[start]

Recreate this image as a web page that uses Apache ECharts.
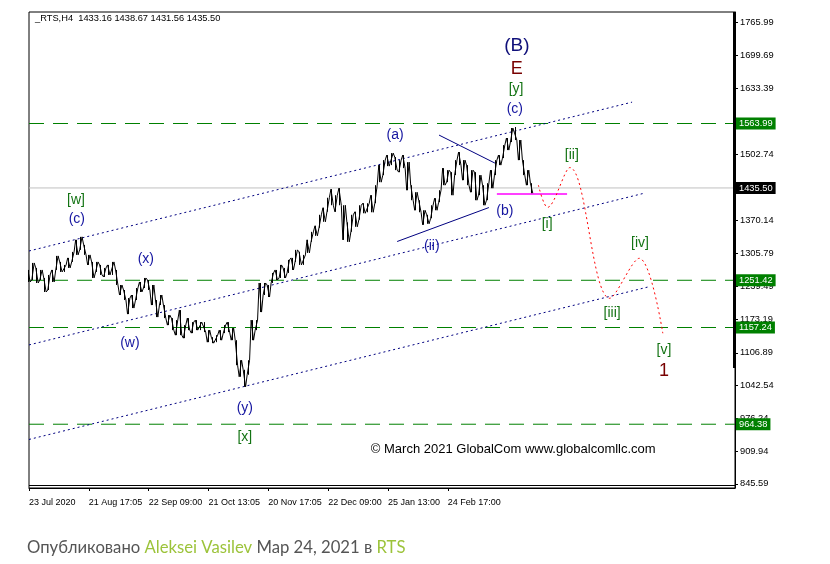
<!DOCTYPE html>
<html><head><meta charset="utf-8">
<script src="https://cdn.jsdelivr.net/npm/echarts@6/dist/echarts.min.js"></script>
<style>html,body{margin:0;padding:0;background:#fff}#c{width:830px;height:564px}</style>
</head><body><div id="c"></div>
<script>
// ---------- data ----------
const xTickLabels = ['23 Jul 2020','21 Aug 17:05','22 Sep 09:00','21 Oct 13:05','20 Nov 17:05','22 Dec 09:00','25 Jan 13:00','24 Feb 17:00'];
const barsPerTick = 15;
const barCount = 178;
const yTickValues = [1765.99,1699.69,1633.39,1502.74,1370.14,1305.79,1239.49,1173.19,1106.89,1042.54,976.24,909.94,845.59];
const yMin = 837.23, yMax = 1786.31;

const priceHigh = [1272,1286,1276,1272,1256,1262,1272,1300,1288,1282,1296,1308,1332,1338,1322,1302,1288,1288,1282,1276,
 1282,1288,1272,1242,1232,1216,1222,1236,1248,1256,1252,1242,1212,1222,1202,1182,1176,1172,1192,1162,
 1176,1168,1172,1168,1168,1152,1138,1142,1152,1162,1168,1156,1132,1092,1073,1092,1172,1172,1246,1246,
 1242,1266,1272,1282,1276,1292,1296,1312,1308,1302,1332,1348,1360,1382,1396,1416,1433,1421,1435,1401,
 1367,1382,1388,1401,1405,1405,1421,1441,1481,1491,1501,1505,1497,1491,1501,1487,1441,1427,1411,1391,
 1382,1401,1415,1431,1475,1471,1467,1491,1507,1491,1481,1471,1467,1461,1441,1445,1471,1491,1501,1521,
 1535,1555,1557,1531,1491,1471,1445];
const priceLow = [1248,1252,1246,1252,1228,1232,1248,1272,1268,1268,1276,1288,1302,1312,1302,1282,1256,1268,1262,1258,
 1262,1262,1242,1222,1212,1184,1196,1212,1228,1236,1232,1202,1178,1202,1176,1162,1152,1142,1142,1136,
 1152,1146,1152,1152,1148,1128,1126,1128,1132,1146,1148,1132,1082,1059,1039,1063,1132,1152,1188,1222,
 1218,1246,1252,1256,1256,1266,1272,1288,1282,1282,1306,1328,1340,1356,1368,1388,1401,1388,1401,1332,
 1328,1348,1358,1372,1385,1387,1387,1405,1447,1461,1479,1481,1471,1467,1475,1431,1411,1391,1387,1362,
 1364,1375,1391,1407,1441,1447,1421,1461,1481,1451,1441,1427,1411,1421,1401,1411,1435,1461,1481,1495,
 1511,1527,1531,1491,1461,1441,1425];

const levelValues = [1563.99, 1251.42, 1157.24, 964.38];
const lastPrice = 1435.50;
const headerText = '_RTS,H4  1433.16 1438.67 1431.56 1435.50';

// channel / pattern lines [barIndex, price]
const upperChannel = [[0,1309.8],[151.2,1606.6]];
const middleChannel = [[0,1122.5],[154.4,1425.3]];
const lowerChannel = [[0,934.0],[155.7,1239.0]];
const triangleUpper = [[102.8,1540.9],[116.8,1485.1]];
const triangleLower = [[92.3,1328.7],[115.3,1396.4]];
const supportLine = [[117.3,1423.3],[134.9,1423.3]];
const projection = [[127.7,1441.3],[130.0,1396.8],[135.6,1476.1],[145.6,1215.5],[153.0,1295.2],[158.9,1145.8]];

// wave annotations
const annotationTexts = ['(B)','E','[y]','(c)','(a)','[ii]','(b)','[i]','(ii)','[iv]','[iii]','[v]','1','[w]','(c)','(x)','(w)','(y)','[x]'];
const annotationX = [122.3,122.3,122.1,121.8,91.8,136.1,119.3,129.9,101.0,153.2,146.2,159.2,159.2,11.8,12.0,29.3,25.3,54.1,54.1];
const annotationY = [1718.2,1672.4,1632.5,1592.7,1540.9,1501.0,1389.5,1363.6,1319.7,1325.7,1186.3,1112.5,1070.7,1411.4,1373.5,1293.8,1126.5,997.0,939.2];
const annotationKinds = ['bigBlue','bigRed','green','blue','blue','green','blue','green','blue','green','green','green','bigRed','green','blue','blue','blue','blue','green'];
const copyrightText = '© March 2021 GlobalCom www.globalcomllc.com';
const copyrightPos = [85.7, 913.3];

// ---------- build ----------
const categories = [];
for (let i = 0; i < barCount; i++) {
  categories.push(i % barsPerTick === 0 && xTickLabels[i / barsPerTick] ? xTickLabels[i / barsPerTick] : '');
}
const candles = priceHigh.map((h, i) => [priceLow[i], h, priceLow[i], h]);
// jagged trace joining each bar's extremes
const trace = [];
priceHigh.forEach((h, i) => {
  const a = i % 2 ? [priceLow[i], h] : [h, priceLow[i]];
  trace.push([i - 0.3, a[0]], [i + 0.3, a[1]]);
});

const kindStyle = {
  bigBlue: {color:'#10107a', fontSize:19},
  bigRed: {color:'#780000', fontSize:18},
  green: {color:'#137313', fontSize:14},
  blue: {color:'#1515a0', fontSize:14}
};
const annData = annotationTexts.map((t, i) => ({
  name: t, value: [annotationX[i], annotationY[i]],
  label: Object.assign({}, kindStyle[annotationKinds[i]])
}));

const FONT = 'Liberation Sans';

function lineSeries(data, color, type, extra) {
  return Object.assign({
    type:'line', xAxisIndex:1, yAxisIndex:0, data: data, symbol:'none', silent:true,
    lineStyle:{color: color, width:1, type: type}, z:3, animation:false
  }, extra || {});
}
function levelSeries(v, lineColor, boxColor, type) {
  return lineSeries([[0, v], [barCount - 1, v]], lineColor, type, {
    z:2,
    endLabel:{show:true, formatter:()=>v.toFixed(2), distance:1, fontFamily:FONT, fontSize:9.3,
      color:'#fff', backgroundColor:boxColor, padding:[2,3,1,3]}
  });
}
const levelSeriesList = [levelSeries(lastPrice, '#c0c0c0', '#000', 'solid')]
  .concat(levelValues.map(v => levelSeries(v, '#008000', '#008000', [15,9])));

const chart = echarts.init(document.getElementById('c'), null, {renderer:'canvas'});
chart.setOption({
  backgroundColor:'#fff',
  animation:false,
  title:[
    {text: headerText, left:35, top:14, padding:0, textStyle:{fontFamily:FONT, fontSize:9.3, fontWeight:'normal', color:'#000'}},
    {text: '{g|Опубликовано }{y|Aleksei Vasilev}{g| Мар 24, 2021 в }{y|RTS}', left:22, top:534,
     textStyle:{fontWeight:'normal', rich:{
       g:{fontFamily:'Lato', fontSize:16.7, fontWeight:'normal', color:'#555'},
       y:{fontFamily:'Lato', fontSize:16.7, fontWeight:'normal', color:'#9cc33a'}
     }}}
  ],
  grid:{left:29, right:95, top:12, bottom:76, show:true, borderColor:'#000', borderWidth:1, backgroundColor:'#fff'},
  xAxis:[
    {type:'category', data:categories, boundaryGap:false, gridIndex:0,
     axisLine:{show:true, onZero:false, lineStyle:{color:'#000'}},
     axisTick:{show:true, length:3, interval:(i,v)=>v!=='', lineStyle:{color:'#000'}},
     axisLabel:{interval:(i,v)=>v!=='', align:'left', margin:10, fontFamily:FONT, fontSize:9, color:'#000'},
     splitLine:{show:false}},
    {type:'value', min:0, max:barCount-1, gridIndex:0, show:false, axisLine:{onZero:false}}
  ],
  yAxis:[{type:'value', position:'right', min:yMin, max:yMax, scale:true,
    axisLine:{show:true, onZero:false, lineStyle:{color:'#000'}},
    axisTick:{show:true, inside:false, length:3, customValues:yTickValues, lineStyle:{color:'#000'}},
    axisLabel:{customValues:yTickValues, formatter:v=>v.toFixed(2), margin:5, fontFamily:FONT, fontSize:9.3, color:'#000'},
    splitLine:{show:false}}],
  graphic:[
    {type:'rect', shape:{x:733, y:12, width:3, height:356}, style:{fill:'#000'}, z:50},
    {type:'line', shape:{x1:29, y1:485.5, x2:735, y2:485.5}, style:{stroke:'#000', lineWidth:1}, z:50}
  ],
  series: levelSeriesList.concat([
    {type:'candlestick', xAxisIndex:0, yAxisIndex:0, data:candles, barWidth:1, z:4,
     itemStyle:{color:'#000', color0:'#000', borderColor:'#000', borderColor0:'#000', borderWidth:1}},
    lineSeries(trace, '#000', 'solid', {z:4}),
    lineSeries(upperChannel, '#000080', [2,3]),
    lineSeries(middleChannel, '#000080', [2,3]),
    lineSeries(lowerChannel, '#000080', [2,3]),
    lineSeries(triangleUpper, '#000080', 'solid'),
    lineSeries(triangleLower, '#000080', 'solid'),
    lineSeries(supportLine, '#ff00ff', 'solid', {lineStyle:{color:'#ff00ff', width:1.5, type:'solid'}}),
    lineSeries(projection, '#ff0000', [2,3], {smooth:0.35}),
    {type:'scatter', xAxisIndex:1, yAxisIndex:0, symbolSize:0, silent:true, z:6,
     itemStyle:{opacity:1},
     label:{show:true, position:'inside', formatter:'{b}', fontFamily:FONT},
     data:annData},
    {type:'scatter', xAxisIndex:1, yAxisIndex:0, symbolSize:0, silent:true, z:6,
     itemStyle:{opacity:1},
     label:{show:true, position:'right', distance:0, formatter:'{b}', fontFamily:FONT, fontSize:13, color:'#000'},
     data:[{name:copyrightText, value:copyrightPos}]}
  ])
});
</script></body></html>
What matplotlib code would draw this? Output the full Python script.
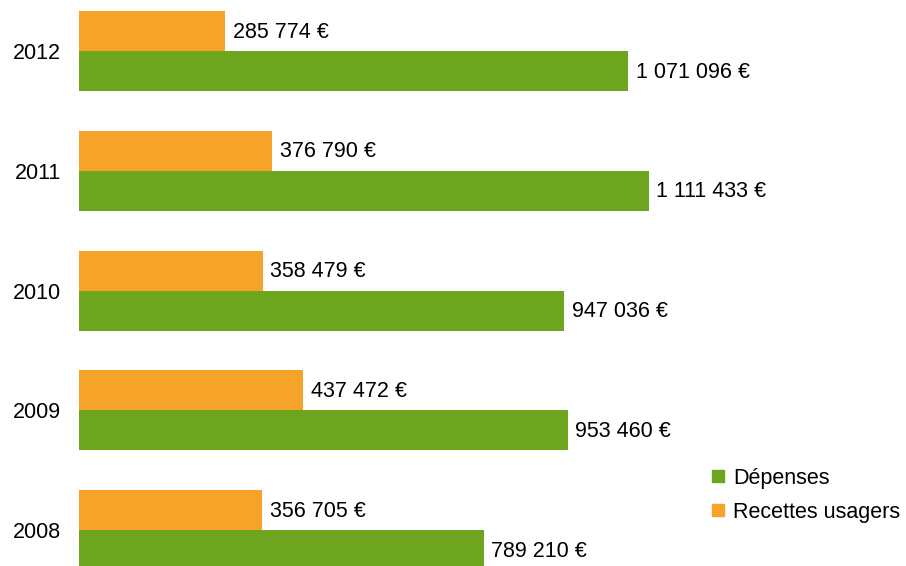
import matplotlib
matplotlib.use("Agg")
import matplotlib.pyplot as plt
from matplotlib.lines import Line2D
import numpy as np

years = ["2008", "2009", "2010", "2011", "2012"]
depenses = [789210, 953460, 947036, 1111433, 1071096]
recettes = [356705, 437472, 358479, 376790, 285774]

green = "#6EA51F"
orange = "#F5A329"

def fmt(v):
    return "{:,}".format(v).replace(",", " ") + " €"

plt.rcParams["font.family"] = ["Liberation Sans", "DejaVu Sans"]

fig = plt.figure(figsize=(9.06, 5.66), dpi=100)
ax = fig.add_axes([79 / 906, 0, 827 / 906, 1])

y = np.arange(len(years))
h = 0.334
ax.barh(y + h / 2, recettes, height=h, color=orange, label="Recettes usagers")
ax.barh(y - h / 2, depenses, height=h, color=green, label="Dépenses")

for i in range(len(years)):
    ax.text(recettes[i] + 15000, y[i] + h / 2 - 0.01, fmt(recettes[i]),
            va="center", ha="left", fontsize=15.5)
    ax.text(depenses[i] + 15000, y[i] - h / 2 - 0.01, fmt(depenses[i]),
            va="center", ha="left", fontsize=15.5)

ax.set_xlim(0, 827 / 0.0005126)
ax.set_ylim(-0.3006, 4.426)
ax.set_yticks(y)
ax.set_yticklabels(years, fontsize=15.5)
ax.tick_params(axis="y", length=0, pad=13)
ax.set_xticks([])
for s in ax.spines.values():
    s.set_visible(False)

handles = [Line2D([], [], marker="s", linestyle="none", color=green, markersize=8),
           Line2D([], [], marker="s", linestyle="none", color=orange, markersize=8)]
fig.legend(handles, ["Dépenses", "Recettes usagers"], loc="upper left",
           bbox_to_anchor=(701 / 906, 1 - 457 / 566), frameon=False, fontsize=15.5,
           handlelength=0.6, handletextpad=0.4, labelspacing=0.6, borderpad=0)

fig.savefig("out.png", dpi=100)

[end]

* **Given instruction**: Nothing but the lines from the one with "What matplotlib code" down to the one with "recettes = [356705, 437472, 358479, 376790, 285774]" should be printed, both of them included. Leave out the pictures.

* **Full response**:
What matplotlib code would draw this? Output the full Python script.
import matplotlib
matplotlib.use("Agg")
import matplotlib.pyplot as plt
from matplotlib.lines import Line2D
import numpy as np

years = ["2008", "2009", "2010", "2011", "2012"]
depenses = [789210, 953460, 947036, 1111433, 1071096]
recettes = [356705, 437472, 358479, 376790, 285774]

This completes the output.